Foreclosure myths and realities
Few real estate terms carry as much negative and emotional baggage as "foreclosure" - a word that inevitably signals some family's financial distress that has resulted in an eviction or abandonment of their home.
In many cases, homeowners with little or no equity in a house find themselves falling behind in their mortgage payments for a home now worth less than the money borrowed to purchase it. For some, the ruined credit and loss of a home that are part of the foreclosure experience are nonetheless preferable to the pressure to keep up those now impossible payments.
The depressed housing market has seen some parts of the country - such as Stockton, Calif., and Detroit - swamped with bank-owned homes for sale.
Here on Long Island, in both Nassau and Suffolk counties, there's been a gradual but nonetheless substantial increase in the number of foreclosed homes for sale. For a number of years until the middle of 2006, about 25 homes per week were foreclosed and added to the inventory as bank-owned homes for sale in each county. Those numbers have doubled in the past two years to about 50 per week per county, and, says Pat Ammirati, president of the Long Island Real Estate Report, the numbers have not leveled off.
But while the word "foreclosure" carries ominous connotations for most, it also is misunderstood by those who think a foreclosure represents a threat to home values in their neighborhood, or by those who think buying a foreclosure represents a bargain. Those who imagine that a foreclosure offers an opportunity for a fast purchase are likely to be surprised, as well.

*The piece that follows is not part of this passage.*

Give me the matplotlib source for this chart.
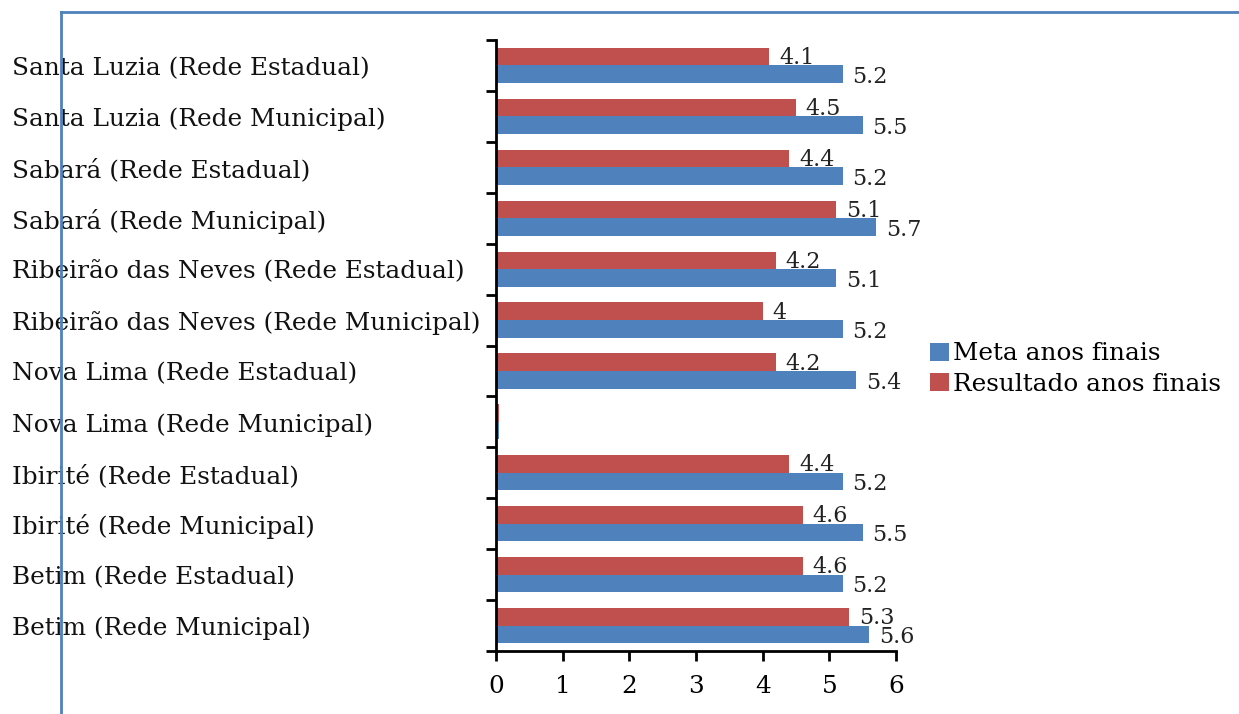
import matplotlib
matplotlib.use("Agg")
import matplotlib.pyplot as plt
import matplotlib.transforms as mtransforms
from matplotlib.lines import Line2D
from matplotlib.patches import Patch

# Categories listed from bottom to top of the chart
categories = [
    "Betim (Rede Municipal)",
    "Betim (Rede Estadual)",
    "Ibirité (Rede Municipal)",
    "Ibirité (Rede Estadual)",
    "Nova Lima (Rede Municipal)",
    "Nova Lima (Rede Estadual)",
    "Ribeirão das Neves (Rede Municipal)",
    "Ribeirão das Neves (Rede Estadual)",
    "Sabará (Rede Municipal)",
    "Sabará (Rede Estadual)",
    "Santa Luzia (Rede Municipal)",
    "Santa Luzia (Rede Estadual)",
]
meta = [5.6, 5.2, 5.5, 5.2, 0.04, 5.4, 5.2, 5.1, 5.7, 5.2, 5.5, 5.2]
resultado = [5.3, 4.6, 4.6, 4.4, 0.04, 4.2, 4.0, 4.2, 5.1, 4.4, 4.5, 4.1]
labeled = [True, True, True, True, False, True, True, True, True, True, True, True]
xticks = [0, 1, 2, 3, 4, 5, 6]

BLUE = "#4F81BD"
RED = "#C0504D"
FONT = "DejaVu Serif"
FS = 17.8
FS_VAL = 16

W, H = 1239, 714
fig = plt.figure(figsize=(W / 100, H / 100), dpi=100)
ax = fig.add_axes([496 / W, (H - 651) / H, 400 / W, (651 - 40) / H])

h = 0.345
ys = list(range(len(categories)))
ax.barh([y - h / 2 for y in ys], meta, height=h, color=BLUE, label="Meta anos finais")
ax.barh([y + h / 2 for y in ys], resultado, height=h, color=RED, label="Resultado anos finais")

for y, m, r, lab in zip(ys, meta, resultado, labeled):
    if not lab:
        continue
    ax.annotate(f"{m:g}", (m, y - h / 2), xytext=(7, -2), textcoords="offset points",
                ha="left", va="center", fontsize=FS_VAL, family=FONT, color="#222222")
    ax.annotate(f"{r:g}", (r, y + h / 2), xytext=(7, -1), textcoords="offset points",
                ha="left", va="center", fontsize=FS_VAL, family=FONT, color="#222222")

ax.set_xlim(0, 6)
ax.set_ylim(-0.5, len(categories) - 0.5)
ax.set_xticks(xticks)
ax.set_xticklabels([str(t) for t in xticks], fontsize=FS, family=FONT)
ax.set_yticks([y - 0.5 for y in ys] + [len(categories) - 0.5])
ax.set_yticklabels([])
ax.tick_params(axis="both", width=2, length=7, color="black", direction="out")
ax.tick_params(axis="x", pad=10)
for s in ("top", "right"):
    ax.spines[s].set_visible(False)
for s in ("left", "bottom"):
    ax.spines[s].set_linewidth(2)
    ax.spines[s].set_color("black")

# Category names, left-aligned at the figure edge
trans = mtransforms.blended_transform_factory(fig.transFigure, ax.transData)
for y, c in zip(ys, categories):
    ax.text(12 / W, y - 0.06, c, transform=trans, ha="left", va="center",
            fontsize=FS, family=FONT, color="#111111", clip_on=False)

handles = [Patch(facecolor=BLUE), Patch(facecolor=RED)]
fig.legend(handles, ["Meta anos finais", "Resultado anos finais"],
           loc="center left", bbox_to_anchor=(930 / W, 1 - 369 / H), frameon=False,
           prop={"family": FONT, "size": FS}, handlelength=0.75, handleheight=0.75,
           handletextpad=0.2, labelspacing=0.3, borderpad=0, borderaxespad=0)

# Thin blue frame lines along the top and left
fig.add_artist(Line2D([61 / W, 61 / W], [0, 1 - 12 / H], transform=fig.transFigure,
                      color=BLUE, lw=2, zorder=10))
fig.add_artist(Line2D([61 / W, 1], [1 - 12 / H, 1 - 12 / H], transform=fig.transFigure,
                      color=BLUE, lw=2, zorder=10))

fig.savefig("out.png", dpi=100)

Here is a look at some of the myths of foreclosure, according to Danielle Babb, co-author of "Finding Foreclosures" (Entrepreneur Press, $21.95):
A bank-owned home is an opportunity to buy a home for pennies on the dollar.
Although banks don't want to be landlords, they are under a great deal of scrutiny following the subprime loan debacle, a level of scrutiny that won't permit them to give away homes at bargain prices. Like any other business, a bank wants a good price for the sale of any asset.
A foreclosed home for sale in my neighborhood represents a threat to home values in the area.
If the bank is trying to get full value for the property, and assuming the area is not overwhelmed with foreclosed homes for sale, the property for sale is not much different from any other kind of sale.
The bank is not going to take care of the property.
The most common complaint is that grass isn't cut. But that can happen even when the home is occupied by an eccentric or reclusive neighbor. And while it's true that banks are not in a position to do a great deal in the way of maintenance or improvement, the home does represent an opportunity for an investor. If high grass is a problem, call town hall. If it continues to be a problem, take turns with neighbors cutting the front yard. In areas where high foreclosure rates have offered opportunities to squatters and vandals to steal copper piping, neighbors are encouraged to call the police. So far, these extremes have not been problems on Long Island, according to Adam Waldman of Re/Max Best in West Babylon, whose agency handles a number of bank-owned homes among its listings.
A foreclosed home offers a quick sale because banks don't want to own homes.
Although banks don't want to own homes, most banks were not prepared to have so much inventory on their books, and it's taking them a long time to act, even on offers for the full asking price. Some full-price offers can take three to six months to wend their way through a bank's bureaucracy in search of a decision.
You can negotiate a deal with a bank just like any other home purchase.
Bank-owned homes almost always carry the telltale phrase "sold as is." That's their way of saying, "Don't think you can negotiate your way to having the deck repaired or the roofing replaced before you go to closing." A private homeowner may be open to such negotiation, but not a bank. The most you can expect is a credit on the sale price that will allow the buyer to spend money repairing the property after the sale.
Foreclosed homes offer a great opportunity for first-time buyers.
Since foreclosure sales take much longer because of the banks' bureaucracies and backlogs of inventory, and since the prices are at best about 5 percent lower than the rest of the market, a figure more than offset by the work and improvements needed, a great many first-time buyers become quite frustrated trying to buy a foreclosed home.
Foreclosed homes are more attractive to investors and handymen who can afford to wait while the bank moves at its own speed. They are attractive to buyers who have no deadline to move in.
If foreclosed homes are not such a great bargain in this depressed market, what is a bargain? Experts like Babb say the best deals are in short sales - sales in which the homeowner is having trouble making payments but not yet in foreclosure. In a short sale, both the bank and the homeowner have agreed to take a negotiated lower price for the sale of the home to avoid foreclosure.
Short sales require that the bank be willing to accept less than the amount called for in the mortgage, so this means the bank is a third party to negotiations that in other sales involve only the buyer and seller.